Très attendu, le décret relatif aux conditions d'évaluation et de prise en charge par l'assurance-maladie de médicaments homéopathiques a été publié dimanche au « Journal officiel ». Prévu par la loi de financement de la Sécurité sociale 2019, ce texte fixe enfin les critères d'évaluation de ces médicaments par la commission de la transparence de la Haute Autorité de santé (HAS), étape réglementaire indispensable avant le déremboursement éventuel.
En pratique, ce décret permet à la commission de la transparence de la HAS de se saisir officiellement. De fait, elle ne pouvait se prononcer jusqu'à présent que sur les médicaments classiques bénéficiant d'une AMM pour une indication précise, ce qui n'est pas le cas des médicaments homéopathiques.
Régime dérogatoire
L'évaluation avait été demandée à la HAS en août 2018, après notamment la vive polémique soulevée par une tribune contre les « fake médecines », ciblant principalement l'homéopathie et signée par 124 praticiens.
Aujourd'hui, si la grande majorité de ces médicaments sont vendus sans ordonnance et ne sont pas remboursés, une partie d'entre eux est prise en charge sur prescription à hauteur de 30 % par l'assurance-maladie.
Depuis les années 60, ces produits bénéficient d'un statut et d'un régime dérogatoire.
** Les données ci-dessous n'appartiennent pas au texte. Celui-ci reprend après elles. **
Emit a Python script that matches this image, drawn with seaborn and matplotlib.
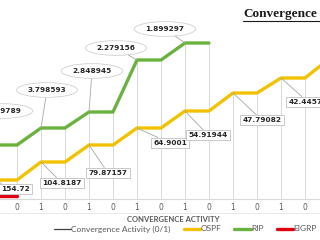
import numpy as np
import pandas as pd
import matplotlib
matplotlib.use("Agg")
import matplotlib.pyplot as plt
import seaborn as sns
from matplotlib.lines import Line2D

# ---------------- data ----------------
activity = [1, 0, 1, 0, 1, 0, 1, 0, 1, 0, 1, 0, 1, 0, 1]          # x tick labels
ospf = [19, 19, 37, 37, 54, 54, 71, 71, 88, 88, 106, 106, 121, 121, 140]
rip = [54, 54, 71, 71, 87, 87, 139, 139, 156, 156]
eigrp = [3, 3]
ospf_labels = ["154.72", "104.8187", "79.87157", "64.9001", "54.91944", "47.79082", "42.44575"]
rip_labels = ["5.569789", "3.798593", "2.848945", "2.279156", "1.899297"]
series_names = ["OSPF", "RIP", "EIGRP"]
colors = {"OSPF": "#F2C200", "RIP": "#6AB23E", "EIGRP": "#E00012"}

# layout: label offsets (pixels) from their points
ospf_off = [(22, -9), (21, -21), (19, -28), (33, -15), (23, -24), (29, -27), (27, -24)]
rip_off = [(9, 34), (6, 38), (3, 41), (-21, 12), (-20, 14)]

rows = []
for name, vals in zip(series_names, [ospf, rip, eigrp]):
    for i, v in enumerate(vals):
        rows.append({"idx": i, "value": v, "series": name})
df = pd.DataFrame(rows)

sns.set_style("white")
plt.rcParams["font.family"] = ["DejaVu Sans"]

fig = plt.figure(figsize=(3.2, 2.4), dpi=100)
ax = fig.add_axes([0, 1 - 199 / 240, 1, 199 / 240])

# drop lines
n = len(activity)
for i in range(n):
    tops = [s[i] for s in (ospf, rip, eigrp) if i < len(s)]
    ax.vlines(i, 0, max(tops), color="#d9d9d9", lw=0.7, zorder=1)

sns.lineplot(data=df, x="idx", y="value", hue="series", palette=colors,
             linewidth=2.4, legend=False, ax=ax, sort=False, estimator=None,
             zorder=3)

xmin, xmax = 7 / 24, 327 / 24
ax.set_xlim(xmin, xmax)
ax.set_ylim(0, 199)
visible = [i for i in range(n) if xmin <= i <= xmax]
ax.set_xticks(visible)
ax.set_xticklabels([str(activity[i]) for i in visible])
ax.tick_params(axis="x", length=0, pad=3, labelsize=5.5, labelcolor="#595959")
ax.set_yticks([])
ax.set_xlabel("")
ax.set_ylabel("")
for s in ["left", "right", "top"]:
    ax.spines[s].set_visible(False)
ax.spines["bottom"].set_color("#d9d9d9")
ax.spines["bottom"].set_linewidth(0.8)

# data labels
for k, (lab, off) in enumerate(zip(ospf_labels, ospf_off)):
    i = 2 * k
    ax.annotate(lab, xy=(i, ospf[i]), xytext=off, textcoords="offset pixels",
                ha="center", va="center", fontsize=5.3, weight="bold", color="#262626",
                bbox=dict(boxstyle="square,pad=0.3", fc="white", ec="#BFBFBF", lw=0.6),
                arrowprops=dict(arrowstyle="-", color="#A6A6A6", lw=0.6, shrinkA=0, shrinkB=0),
                annotation_clip=False, zorder=5)
for k, (lab, off) in enumerate(zip(rip_labels, rip_off)):
    i = 2 * k
    ax.annotate(lab, xy=(i, rip[i]), xytext=off, textcoords="offset pixels",
                ha="center", va="center", fontsize=5.3, weight="bold", color="#262626",
                bbox=dict(boxstyle="ellipse,pad=0.3", fc="white", ec="#D0D0D0", lw=0.6),
                arrowprops=dict(arrowstyle="-", color="#A6A6A6", lw=0.6, shrinkA=0, shrinkB=0),
                annotation_clip=False, zorder=5)

# title (cropped in reference)
fig.text(243 / 320, 1 - 14 / 240, "Convergence", ha="left", va="center",
         fontsize=9.5, weight="bold", family="Liberation Serif", color="#1a1a1a")
fig.add_artist(Line2D([243 / 320, 1], [1 - 20.5 / 240] * 2, color="#1a1a1a", lw=0.8))

# separator line
fig.add_artist(Line2D([0, 1], [1 - 213 / 240] * 2, color="#e6e6e6", lw=0.6))

# axis title
fig.text(173 / 320, 1 - 220 / 240, "CONVERGENCE ACTIVITY", ha="center", va="center",
         fontsize=5.5, weight="bold", color="#595959", family="Lato")

handles = [Line2D([], [], color="#404040", lw=0.9)] + \
          [Line2D([], [], color=colors[s], lw=2.4) for s in series_names]
labels = ["Convergence Activity (0/1)"] + series_names
fig.legend(handles, labels, ncol=4, loc="center", bbox_to_anchor=(185.5 / 320, 1 - 229 / 240),
           frameon=False, prop={"family": "Lato", "size": 6}, labelcolor="#595959",
           handlelength=2.0, handletextpad=0.0, columnspacing=1.6, borderaxespad=0, borderpad=0)

fig.savefig("out.png", dpi=100)
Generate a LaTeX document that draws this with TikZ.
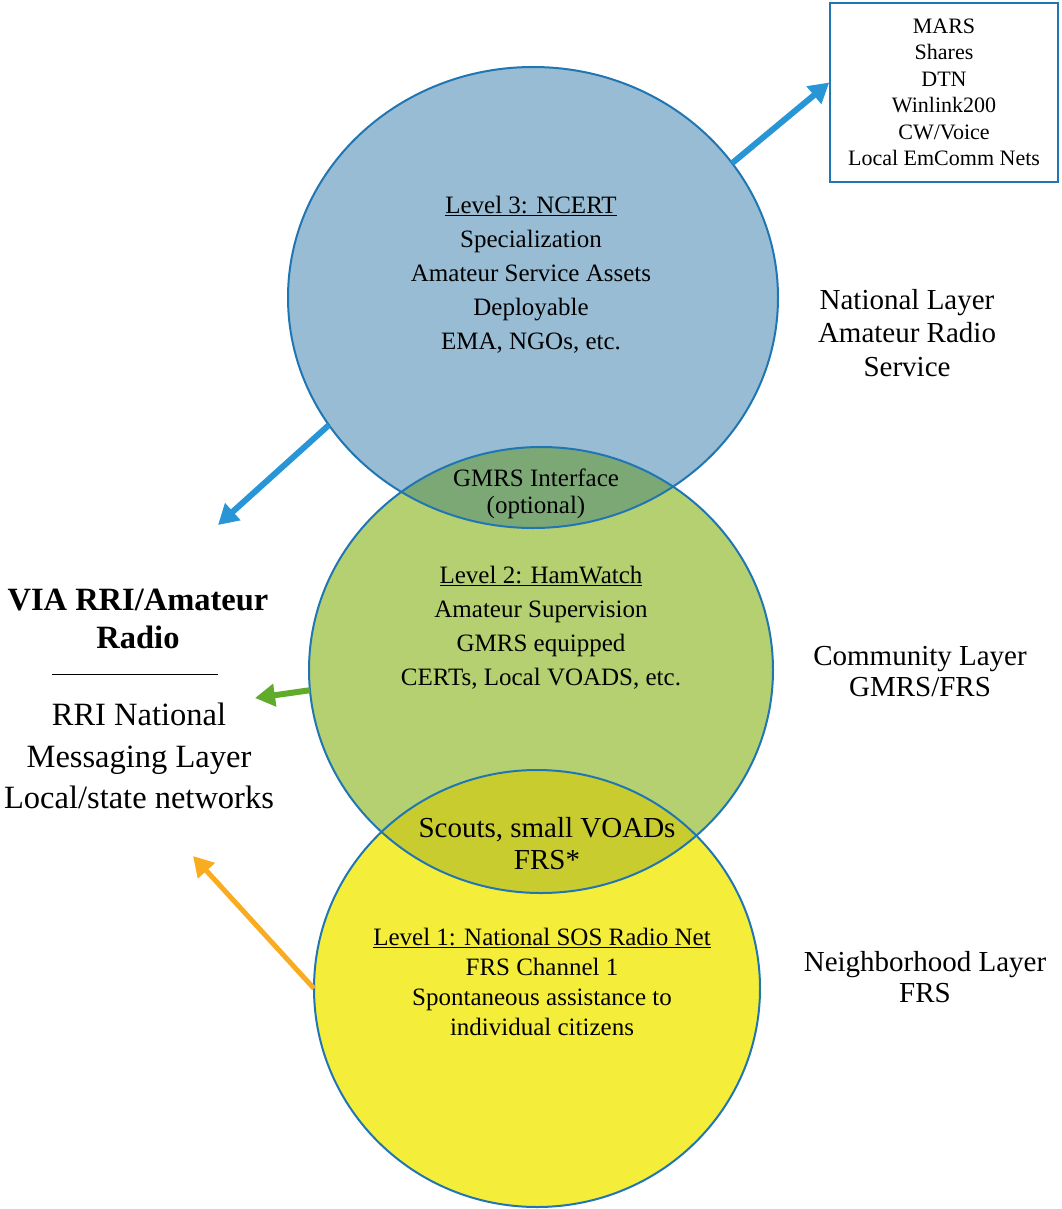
\documentclass[tikz,border=0pt]{standalone}
\usepackage{fontspec}
\setmainfont{Liberation Serif}
\usetikzlibrary{arrows.meta,shapes.geometric}
\definecolor{ncertfill}{RGB}{152,188,212}
\definecolor{hamfill}{RGB}{180,208,112}
\definecolor{sosfill}{RGB}{244,238,58}
\definecolor{gmrslens}{RGB}{124,168,118}
\definecolor{frslens}{RGB}{200,204,46}
\definecolor{rimblue}{RGB}{32,118,178}
\definecolor{arrowblue}{RGB}{40,150,214}
\definecolor{arrowgreen}{RGB}{96,170,44}
\definecolor{arroworange}{RGB}{250,172,32}
\begin{document}
\begin{tikzpicture}[x=1pt,y=-1pt,
    disc/.style={ellipse,inner sep=0pt,outer sep=0pt},
    rim/.style={draw=rimblue,line width=2pt},
    txt/.style={align=center,font=\fontsize{25}{34}\selectfont},
    side/.style={align=center,font=\fontsize{29}{33.5}\selectfont},
    feed/.style={line width=6pt,-{Triangle[length=20pt,width=22pt]}}]
  \useasboundingbox (0,0) rectangle (1061,1209);
  % the three layers
  \node[disc,fill=ncertfill,minimum width=490pt,minimum height=461pt] (ncert) at (533,297.5) {};
  \node[disc,fill=hamfill,minimum width=464pt,minimum height=446pt] (ham) at (541,670) {};
  \node[disc,fill=sosfill,minimum width=446pt,minimum height=437pt] (sos) at (537,988.5) {};
  \begin{scope}
    \clip (ncert.center) ellipse (245pt and 230.5pt);
    \fill[gmrslens] (ham.center) ellipse (232pt and 223pt);
  \end{scope}
  \begin{scope}
    \clip (ham.center) ellipse (232pt and 223pt);
    \fill[frslens] (sos.center) ellipse (223pt and 218.5pt);
  \end{scope}
  \draw[rim] (ncert.center) ellipse (245pt and 230.5pt);
  \draw[rim] (ham.center) ellipse (232pt and 223pt);
  \draw[rim] (sos.center) ellipse (223pt and 218.5pt);
  % texts inside
  \node[txt] (lvl3) at (531,275) {\underline{Level 3: NCERT}\\Specialization\\Amateur Service Assets\\Deployable\\EMA, NGOs, etc.};
  \node[txt,font=\fontsize{25}{27}\selectfont] (gmrs) at (536,494) {GMRS Interface\\(optional)};
  \node[txt] (lvl2) at (541,628) {\underline{Level 2: HamWatch}\\Amateur Supervision\\GMRS equipped\\CERTs, Local VOADS, etc.};
  \node[txt,font=\fontsize{29}{32}\selectfont] (scouts) at (547,844) {Scouts, small VOADs\\FRS*};
  \node[txt,font=\fontsize{25}{30}\selectfont] (lvl1) at (542,982) {\underline{Level 1: National SOS Radio Net}\\FRS Channel 1\\Spontaneous assistance to\\individual citizens};
  % outside
  \node[draw=rimblue,line width=1.5pt,minimum width=228pt,minimum height=179pt,align=center,font=\fontsize{22}{26.5}\selectfont] (mars) at (944,92.5) {MARS\\Shares\\DTN\\Winlink200\\CW/Voice\\Local EmComm Nets};
  \node[side] (natl) at (907,333) {National Layer\\Amateur Radio\\Service};
  \node[side,font=\fontsize{29}{31}\selectfont] (comm) at (920,672) {Community Layer\\GMRS/FRS};
  \node[side,font=\fontsize{29}{31}\selectfont] (hood) at (925,977) {Neighborhood Layer\\FRS};
  \node[align=center,font=\fontsize{32.5}{38}\selectfont\bfseries] (via) at (138,619) {VIA RRI/Amateur\\Radio};
  \draw[line width=1pt] (52,674) -- (218,674);
  \node[align=center,font=\fontsize{32.5}{41.5}\selectfont] (rri) at (139,756) {RRI National\\Messaging Layer\\Local/state networks};
  % arrows
  \coordinate (viatip) at (218,525);
  \coordinate (hamtip) at (255,698);
  \coordinate (sostip) at (193,856);
  \draw[feed,arrowblue] (ncert.34) -- ([yshift=10pt]mars.west);
  \draw[feed,arrowblue] (ncert.212) -- (viatip);
  \draw[feed,arrowgreen] (ham.185) -- (hamtip);
  \draw[feed,arroworange,line width=5pt] (sos.180) -- (sostip);
\end{tikzpicture}
\end{document}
Dans un avis rendu en juillet 2018, la HAS elle-même s'était étonnée « du maintien du taux de remboursement à 30 % des médicaments homéopathiques à nom commun compte tenu du taux de remboursement à 30 %, voire 15 % de médicaments ayant fait la preuve de leur efficacité ».
Cinq critères d'évaluation dont l'efficacité
Selon le décret, les médicaments homéopathiques pourront « faire l'objet d'une évaluation d'ensemble ou être regroupés en catégorie homogène ».
L'appréciation du bien-fondé de la prise en charge de ces médicaments devra prendre en compte cinq critères : l'efficacité des médicaments concernés, leurs effets indésirables, leur place dans la stratégie thérapeutique, notamment au regard des autres thérapies disponibles, la gravité des affections auxquelles ils sont destinés et leur intérêt pour la santé publique.
Ces critères sont très proches de ceux prévus pour déterminer le service médical rendu (SMR) des médicaments classiques : l'efficacité et les effets indésirables, la place dans la stratégie thérapeutique (notamment au regard des autres thérapies disponibles), l'existence d’alternatives thérapeutiques et l'intérêt pour la santé publique.
10 jours pour contester
Une fois l'évaluation ou la réévaluation effectuée, la commission de la transparence peut rendre « un avis global commun » à l'ensemble des médicaments homéopathiques ou, là encore, « à un ensemble d'entre eux regroupés par catégorie homogène, « le cas échéant en fonction de situations thérapeutiques ».
Une fois l'avis rendu, les laboratoires concernés disposeront d'un délai de 10 jours pour adresser les observations écrites ou à être entendus (audition intervenant dans un délai maximal de 45 jours). Les médicaments homéopathiques concernés sont alors « inscrits, maintenus ou radiés » de la liste des médicaments remboursables.
Le décret énumère les cas d'exclusion du remboursement : absence d'enregistrement par l'ANSM ; bien-fondé de la prise en charge non établi ; médicaments dont le conditionnement, l'étiquetage ou la publicité auprès des professionnels de santé font mention d'une utilisation non thérapeutique ; ceux susceptibles d'entraîner des hausses de consommation ou des dépenses injustifiées et ceux ne respectant pas les lois de publicité en vigueur ; ceux dont le prix ne serait pas justifié eu égard de l'amélioration thérapeutique qu'ils apportent et ceux dont les formes, dosage ou présentation ne sont pas justifiés par l'utilisation thérapeutique.
Buzyn hausse le ton
La décision finale reviendra au ministère de la Santé. Dans un entretien au « Quotidien » publié ce lundi, la ministre de la Santé se montre très claire. « S'il s'avère qu'ils ne sont pas efficaces, je prendrai la décision de les dérembourser car ce n'est pas à la solidarité nationale de payer pour des thérapies sans effets scientifiquement prouvés ».
Pour le Dr Christine Bertin-Belot, vice-présidente du Syndicat national des médecins homéopathes français (SNMHF), cette procédure ne tient pas compte de la particularité de l'homéopathie. « Ces médicaments ne fonctionnent pas par classe thérapeutique. Dans la pratique, le médicament est prescrit pour un ensemble de symptômes différents et répond à de nombreuses classes thérapeutiques. Ce n'est pas possible de les évaluer en les regroupant par classe homogène, cela n'existe pas », explique-t-elle.
Selon la HAS citée par l'AFP, l'avis de la commission devrait intervenir « à la fin du printemps ».